◆ **STATED TASK**
Skipping all pictures, set down the lines of the listing from the first through the one with "const rightTicks = [-8, 14, 2];".

◆ **COLLECTED DATA**

********************

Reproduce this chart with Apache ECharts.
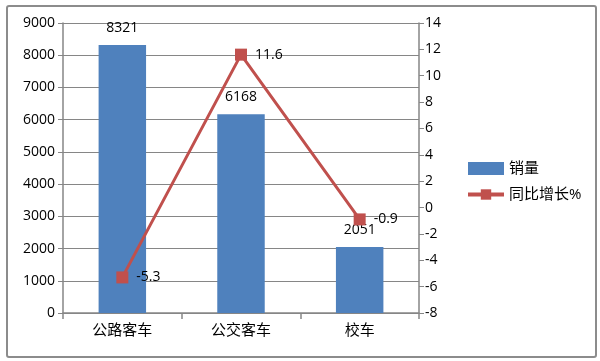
<!DOCTYPE html>
<html><head><meta charset="utf-8">
<script src="https://cdn.jsdelivr.net/npm/echarts@6/dist/echarts.min.js"></script>
<style>html,body{margin:0;padding:0;background:#fff}#c{width:600px;height:361px}
#frame{position:absolute;left:6px;top:5px;width:587px;height:349px;border:2px solid #8c8c8c;border-radius:3px;pointer-events:none}</style>
</head><body><div id="c"></div><div id="frame"></div>
<script>
const categories = ['公路客车', '公交客车', '校车'];
const sales = [8321, 6168, 2051];
const growth = [-5.3, 11.6, -0.9];
const leftTicks = [0, 9000, 1000];
const rightTicks = [-8, 14, 2];

const font = "'Open Sans', 'Noto Sans CJK SC', sans-serif";
const chart = echarts.init(document.getElementById('c'), null, {renderer: 'canvas'});
chart.setOption({
  animation: false,
  textStyle: {fontFamily: font},
  grid: {left: 63, right: 181, top: 23, bottom: 48},
  legend: {
    orient: 'vertical', left: 461, top: 156, itemGap: 11,
    itemWidth: 36, itemHeight: 13,
    textStyle: {fontSize: 15, color: '#000', fontFamily: font},
    data: [{name: '销量', icon: 'rect'}, {name: '同比增长%', lineStyle: {width: 4}}]
  },
  xAxis: {
    type: 'category', data: categories,
    axisLine: {lineStyle: {color: '#868686', width: 1.5}},
    axisTick: {show: true, alignWithLabel: false, length: 6, lineStyle: {color: '#868686', width: 1.5}},
    axisLabel: {fontSize: 15, color: '#000', margin: 10, fontFamily: font}
  },
  yAxis: [{
    type: 'value', min: leftTicks[0], max: leftTicks[1], interval: leftTicks[2],
    axisLine: {show: true, lineStyle: {color: '#868686', width: 1.5}},
    axisTick: {show: true, length: 5, lineStyle: {color: '#868686'}},
    splitLine: {lineStyle: {color: '#868686', width: 1.2}},
    axisLabel: {fontSize: 14, color: '#000', margin: 8, fontFamily: font, formatter: v => String(v)}
  }, {
    type: 'value', min: rightTicks[0], max: rightTicks[1], interval: rightTicks[2],
    position: 'right',
    axisLine: {show: true, lineStyle: {color: '#868686', width: 1.5}},
    axisTick: {show: true, length: 5, lineStyle: {color: '#868686'}},
    splitLine: {show: false},
    axisLabel: {fontSize: 14, color: '#000', margin: 6, fontFamily: font, formatter: v => String(v)}
  }],
  series: [{
    name: '销量', type: 'bar', data: sales, barWidth: '40%',
    itemStyle: {color: '#4F81BD'},
    label: {show: true, position: 'top', distance: 10, fontSize: 14, color: '#000', fontFamily: font}
  }, {
    name: '同比增长%', type: 'line', yAxisIndex: 1, data: growth,
    lineStyle: {color: '#C0504D', width: 3},
    itemStyle: {color: '#C0504D'},
    symbol: 'rect', symbolSize: 12, z: 5,
    label: {show: true, position: 'right', distance: 8, fontSize: 14, color: '#000', fontFamily: font}
  }]
});
</script></body></html>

********************

◆ **EXERCISE OUTPUT**
Reproduce this chart with Apache ECharts.
<!DOCTYPE html>
<html><head><meta charset="utf-8">
<script src="https://cdn.jsdelivr.net/npm/echarts@6/dist/echarts.min.js"></script>
<style>html,body{margin:0;padding:0;background:#fff}#c{width:600px;height:361px}
#frame{position:absolute;left:6px;top:5px;width:587px;height:349px;border:2px solid #8c8c8c;border-radius:3px;pointer-events:none}</style>
</head><body><div id="c"></div><div id="frame"></div>
<script>
const categories = ['公路客车', '公交客车', '校车'];
const sales = [8321, 6168, 2051];
const growth = [-5.3, 11.6, -0.9];
const leftTicks = [0, 9000, 1000];
const rightTicks = [-8, 14, 2];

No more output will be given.